Plotting code records:

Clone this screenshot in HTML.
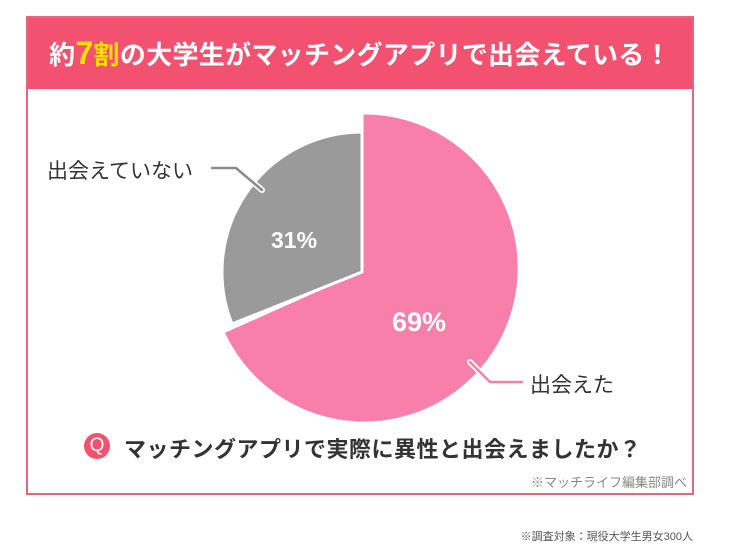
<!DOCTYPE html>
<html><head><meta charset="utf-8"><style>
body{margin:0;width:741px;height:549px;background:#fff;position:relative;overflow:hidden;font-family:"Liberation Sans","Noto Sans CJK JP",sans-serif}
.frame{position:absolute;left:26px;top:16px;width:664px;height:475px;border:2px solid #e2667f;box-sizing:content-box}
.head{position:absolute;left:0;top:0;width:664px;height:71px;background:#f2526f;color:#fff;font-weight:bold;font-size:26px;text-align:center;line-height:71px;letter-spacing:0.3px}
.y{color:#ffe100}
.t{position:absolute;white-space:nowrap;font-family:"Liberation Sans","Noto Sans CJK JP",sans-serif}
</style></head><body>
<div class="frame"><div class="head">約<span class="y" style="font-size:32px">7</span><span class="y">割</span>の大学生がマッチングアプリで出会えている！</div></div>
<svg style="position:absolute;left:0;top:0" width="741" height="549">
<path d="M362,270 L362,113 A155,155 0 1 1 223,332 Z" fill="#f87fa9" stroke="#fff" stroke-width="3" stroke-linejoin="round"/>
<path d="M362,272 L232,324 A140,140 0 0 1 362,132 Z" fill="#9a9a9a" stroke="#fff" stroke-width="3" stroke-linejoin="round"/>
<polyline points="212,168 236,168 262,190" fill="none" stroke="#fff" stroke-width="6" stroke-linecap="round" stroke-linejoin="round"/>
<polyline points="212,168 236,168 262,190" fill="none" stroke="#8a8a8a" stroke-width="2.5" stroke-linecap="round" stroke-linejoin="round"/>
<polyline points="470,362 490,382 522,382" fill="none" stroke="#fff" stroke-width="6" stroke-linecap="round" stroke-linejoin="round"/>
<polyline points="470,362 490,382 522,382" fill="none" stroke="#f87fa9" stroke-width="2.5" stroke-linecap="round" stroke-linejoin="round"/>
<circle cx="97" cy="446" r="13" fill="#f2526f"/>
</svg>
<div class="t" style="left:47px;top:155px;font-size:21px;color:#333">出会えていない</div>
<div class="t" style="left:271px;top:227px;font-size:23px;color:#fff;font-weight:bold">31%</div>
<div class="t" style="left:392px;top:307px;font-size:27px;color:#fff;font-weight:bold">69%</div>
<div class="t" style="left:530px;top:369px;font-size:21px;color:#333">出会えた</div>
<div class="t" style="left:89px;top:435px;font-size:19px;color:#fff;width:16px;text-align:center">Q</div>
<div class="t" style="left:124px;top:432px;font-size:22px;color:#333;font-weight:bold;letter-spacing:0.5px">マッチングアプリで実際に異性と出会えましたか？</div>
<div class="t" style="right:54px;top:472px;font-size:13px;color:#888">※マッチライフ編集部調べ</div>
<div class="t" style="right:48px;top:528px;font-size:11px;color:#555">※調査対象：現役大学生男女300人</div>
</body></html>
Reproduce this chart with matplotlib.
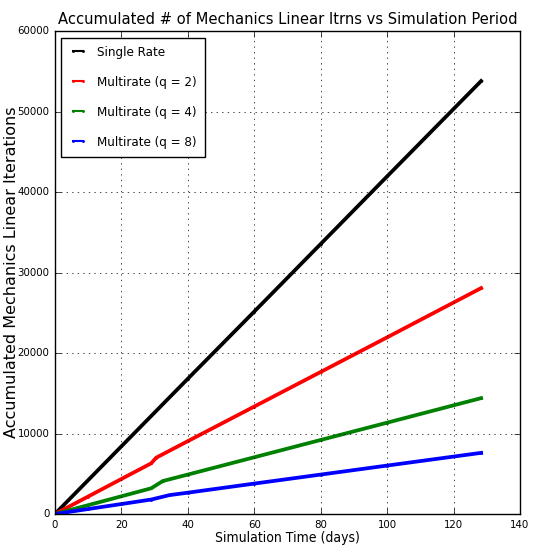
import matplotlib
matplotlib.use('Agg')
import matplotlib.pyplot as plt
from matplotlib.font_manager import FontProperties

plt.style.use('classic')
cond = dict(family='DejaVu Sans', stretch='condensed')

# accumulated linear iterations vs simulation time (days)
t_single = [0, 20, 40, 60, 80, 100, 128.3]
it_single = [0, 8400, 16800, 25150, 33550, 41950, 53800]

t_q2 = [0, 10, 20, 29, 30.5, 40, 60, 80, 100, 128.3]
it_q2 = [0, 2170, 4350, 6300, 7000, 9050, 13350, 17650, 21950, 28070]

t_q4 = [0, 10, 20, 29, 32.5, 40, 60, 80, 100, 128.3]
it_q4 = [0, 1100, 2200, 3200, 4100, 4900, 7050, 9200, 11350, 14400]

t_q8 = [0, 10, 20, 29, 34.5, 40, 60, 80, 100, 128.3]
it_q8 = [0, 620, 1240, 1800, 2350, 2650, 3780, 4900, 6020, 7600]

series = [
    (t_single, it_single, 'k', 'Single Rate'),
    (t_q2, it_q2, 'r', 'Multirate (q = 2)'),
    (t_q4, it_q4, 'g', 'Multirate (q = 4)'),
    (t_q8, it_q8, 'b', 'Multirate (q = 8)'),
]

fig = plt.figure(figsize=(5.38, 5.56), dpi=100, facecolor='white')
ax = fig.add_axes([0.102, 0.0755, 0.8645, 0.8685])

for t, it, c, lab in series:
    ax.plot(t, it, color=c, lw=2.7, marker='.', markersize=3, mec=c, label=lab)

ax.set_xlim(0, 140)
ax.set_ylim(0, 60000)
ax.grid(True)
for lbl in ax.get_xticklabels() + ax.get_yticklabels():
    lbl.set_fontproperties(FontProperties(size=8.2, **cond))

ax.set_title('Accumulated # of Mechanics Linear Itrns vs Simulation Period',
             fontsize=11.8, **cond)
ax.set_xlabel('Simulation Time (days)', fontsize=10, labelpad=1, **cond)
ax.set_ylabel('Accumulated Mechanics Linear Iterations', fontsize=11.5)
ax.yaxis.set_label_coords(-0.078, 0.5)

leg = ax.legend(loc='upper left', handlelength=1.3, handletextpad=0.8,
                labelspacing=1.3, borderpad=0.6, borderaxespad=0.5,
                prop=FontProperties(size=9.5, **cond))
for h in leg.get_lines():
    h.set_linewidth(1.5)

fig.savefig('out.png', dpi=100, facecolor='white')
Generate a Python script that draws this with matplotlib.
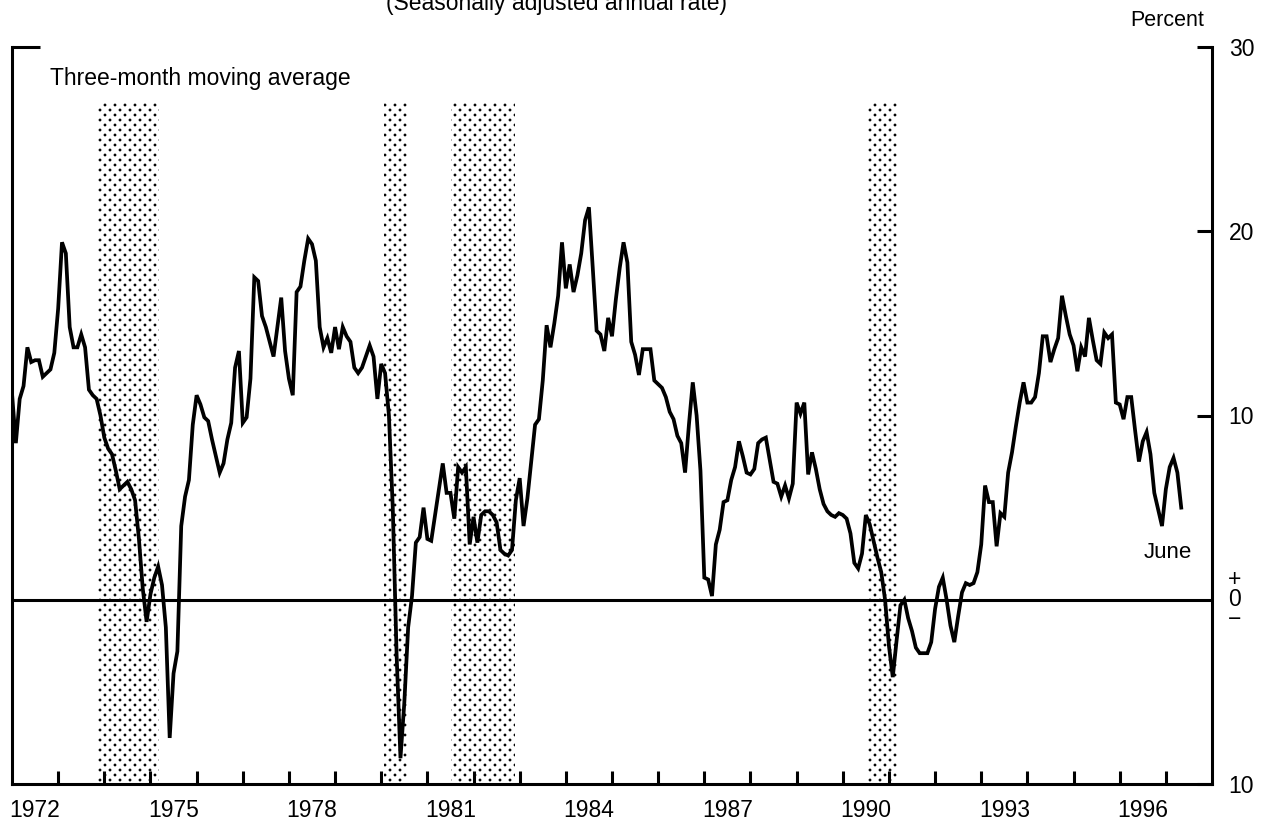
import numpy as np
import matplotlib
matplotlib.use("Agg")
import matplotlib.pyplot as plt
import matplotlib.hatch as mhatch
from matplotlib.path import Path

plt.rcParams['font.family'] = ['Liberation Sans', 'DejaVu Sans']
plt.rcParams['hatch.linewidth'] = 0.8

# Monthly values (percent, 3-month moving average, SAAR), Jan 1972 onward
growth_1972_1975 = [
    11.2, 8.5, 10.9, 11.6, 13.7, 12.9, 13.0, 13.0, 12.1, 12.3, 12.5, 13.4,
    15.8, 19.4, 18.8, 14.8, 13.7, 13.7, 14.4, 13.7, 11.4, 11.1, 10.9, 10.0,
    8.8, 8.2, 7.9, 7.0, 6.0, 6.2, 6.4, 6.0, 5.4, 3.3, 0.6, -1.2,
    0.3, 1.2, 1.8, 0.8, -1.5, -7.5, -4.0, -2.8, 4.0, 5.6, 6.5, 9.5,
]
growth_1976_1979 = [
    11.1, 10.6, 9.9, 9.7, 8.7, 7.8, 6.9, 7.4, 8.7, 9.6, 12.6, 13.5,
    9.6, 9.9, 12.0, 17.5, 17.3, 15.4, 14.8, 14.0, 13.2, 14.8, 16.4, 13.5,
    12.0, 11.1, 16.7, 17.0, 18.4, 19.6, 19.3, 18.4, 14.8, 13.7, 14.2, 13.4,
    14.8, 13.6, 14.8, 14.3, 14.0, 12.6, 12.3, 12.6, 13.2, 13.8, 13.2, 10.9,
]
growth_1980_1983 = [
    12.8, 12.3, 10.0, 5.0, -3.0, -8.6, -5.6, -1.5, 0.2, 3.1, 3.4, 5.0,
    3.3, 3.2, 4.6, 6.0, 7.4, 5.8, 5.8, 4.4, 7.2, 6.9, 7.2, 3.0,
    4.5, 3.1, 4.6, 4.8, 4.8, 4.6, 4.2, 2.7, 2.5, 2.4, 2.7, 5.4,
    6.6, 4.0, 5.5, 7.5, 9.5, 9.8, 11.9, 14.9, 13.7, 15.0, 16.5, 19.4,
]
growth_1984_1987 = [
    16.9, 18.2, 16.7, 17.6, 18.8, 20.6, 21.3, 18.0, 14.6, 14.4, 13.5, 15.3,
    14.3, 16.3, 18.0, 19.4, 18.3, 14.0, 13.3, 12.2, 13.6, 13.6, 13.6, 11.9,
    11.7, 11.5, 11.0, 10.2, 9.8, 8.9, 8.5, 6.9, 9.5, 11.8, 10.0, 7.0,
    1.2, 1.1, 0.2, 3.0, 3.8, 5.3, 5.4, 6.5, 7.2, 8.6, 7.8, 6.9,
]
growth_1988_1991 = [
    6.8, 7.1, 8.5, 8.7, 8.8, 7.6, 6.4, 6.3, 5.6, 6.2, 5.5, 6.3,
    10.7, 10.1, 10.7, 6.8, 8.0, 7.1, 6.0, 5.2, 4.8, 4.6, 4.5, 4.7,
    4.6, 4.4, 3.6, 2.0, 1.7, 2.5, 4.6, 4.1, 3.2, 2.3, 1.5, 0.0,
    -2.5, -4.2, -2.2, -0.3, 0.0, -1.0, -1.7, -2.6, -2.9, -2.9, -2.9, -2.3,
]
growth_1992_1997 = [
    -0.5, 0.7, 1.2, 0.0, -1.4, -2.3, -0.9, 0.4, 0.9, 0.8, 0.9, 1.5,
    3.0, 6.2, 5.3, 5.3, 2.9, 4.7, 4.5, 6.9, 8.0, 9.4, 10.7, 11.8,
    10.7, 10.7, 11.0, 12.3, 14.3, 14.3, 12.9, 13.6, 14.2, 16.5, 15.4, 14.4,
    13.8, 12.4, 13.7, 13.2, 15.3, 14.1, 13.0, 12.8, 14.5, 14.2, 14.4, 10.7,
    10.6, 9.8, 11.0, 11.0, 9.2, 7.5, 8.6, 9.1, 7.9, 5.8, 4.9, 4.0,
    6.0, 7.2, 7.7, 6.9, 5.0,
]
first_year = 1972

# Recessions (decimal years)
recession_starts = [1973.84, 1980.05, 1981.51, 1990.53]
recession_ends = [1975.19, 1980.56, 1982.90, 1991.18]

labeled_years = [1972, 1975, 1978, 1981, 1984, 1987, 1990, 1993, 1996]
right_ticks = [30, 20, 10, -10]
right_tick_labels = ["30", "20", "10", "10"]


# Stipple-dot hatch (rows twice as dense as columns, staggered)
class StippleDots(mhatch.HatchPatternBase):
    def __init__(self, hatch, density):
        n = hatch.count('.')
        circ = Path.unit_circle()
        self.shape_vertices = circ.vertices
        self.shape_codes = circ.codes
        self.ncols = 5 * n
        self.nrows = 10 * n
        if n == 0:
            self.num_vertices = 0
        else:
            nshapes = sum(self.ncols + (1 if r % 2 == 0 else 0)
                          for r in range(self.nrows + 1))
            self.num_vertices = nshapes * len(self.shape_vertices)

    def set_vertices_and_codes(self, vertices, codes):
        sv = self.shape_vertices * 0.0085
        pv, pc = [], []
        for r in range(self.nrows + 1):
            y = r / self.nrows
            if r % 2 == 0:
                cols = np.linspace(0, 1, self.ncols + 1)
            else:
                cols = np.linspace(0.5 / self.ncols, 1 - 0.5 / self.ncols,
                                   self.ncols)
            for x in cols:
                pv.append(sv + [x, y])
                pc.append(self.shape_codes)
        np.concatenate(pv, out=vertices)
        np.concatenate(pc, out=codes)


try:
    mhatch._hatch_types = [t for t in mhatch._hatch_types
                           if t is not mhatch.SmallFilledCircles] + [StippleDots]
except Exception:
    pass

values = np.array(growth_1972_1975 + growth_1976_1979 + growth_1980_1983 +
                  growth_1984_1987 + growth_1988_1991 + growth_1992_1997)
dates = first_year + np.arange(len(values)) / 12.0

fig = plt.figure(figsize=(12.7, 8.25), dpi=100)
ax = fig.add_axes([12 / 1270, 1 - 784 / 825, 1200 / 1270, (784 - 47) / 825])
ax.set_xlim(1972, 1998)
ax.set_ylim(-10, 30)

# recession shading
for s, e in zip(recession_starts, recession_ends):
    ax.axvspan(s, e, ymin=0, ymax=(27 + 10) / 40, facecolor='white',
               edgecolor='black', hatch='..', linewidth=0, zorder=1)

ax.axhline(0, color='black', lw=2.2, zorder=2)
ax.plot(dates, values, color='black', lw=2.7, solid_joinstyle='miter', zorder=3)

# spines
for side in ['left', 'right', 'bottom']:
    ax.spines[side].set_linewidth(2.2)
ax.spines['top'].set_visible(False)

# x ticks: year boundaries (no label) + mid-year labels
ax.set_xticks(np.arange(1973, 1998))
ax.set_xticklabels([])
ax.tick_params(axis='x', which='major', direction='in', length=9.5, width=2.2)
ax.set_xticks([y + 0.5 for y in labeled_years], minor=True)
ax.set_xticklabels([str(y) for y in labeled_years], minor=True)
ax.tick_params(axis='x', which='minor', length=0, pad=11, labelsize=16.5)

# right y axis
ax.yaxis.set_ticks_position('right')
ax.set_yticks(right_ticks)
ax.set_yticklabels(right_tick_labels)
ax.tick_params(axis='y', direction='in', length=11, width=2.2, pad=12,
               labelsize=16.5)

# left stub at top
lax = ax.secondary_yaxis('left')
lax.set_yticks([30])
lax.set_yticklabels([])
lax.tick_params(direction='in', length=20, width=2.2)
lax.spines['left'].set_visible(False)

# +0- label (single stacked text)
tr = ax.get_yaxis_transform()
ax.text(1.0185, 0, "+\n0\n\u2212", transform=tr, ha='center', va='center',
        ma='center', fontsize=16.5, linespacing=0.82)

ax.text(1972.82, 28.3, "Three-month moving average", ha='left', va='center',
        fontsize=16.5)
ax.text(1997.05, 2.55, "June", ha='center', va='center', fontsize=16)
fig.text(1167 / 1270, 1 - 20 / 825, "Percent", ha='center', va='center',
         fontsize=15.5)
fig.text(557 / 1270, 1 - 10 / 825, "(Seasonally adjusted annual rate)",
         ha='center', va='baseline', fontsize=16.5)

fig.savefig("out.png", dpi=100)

(AIM) Copy out only the lines from the one containing "Reproduce this chart with matplotlib." through the one containing "4900, 6020, 7600]", exactly, with both ends. Any picture is left out.

(PROBLEM SOLUTION)
Reproduce this chart with matplotlib.
import matplotlib
matplotlib.use('Agg')
import matplotlib.pyplot as plt
from matplotlib.font_manager import FontProperties

plt.style.use('classic')
cond = dict(family='DejaVu Sans', stretch='condensed')

# accumulated linear iterations vs simulation time (days)
t_single = [0, 20, 40, 60, 80, 100, 128.3]
it_single = [0, 8400, 16800, 25150, 33550, 41950, 53800]

t_q2 = [0, 10, 20, 29, 30.5, 40, 60, 80, 100, 128.3]
it_q2 = [0, 2170, 4350, 6300, 7000, 9050, 13350, 17650, 21950, 28070]

t_q4 = [0, 10, 20, 29, 32.5, 40, 60, 80, 100, 128.3]
it_q4 = [0, 1100, 2200, 3200, 4100, 4900, 7050, 9200, 11350, 14400]

t_q8 = [0, 10, 20, 29, 34.5, 40, 60, 80, 100, 128.3]
it_q8 = [0, 620, 1240, 1800, 2350, 2650, 3780, 4900, 6020, 7600]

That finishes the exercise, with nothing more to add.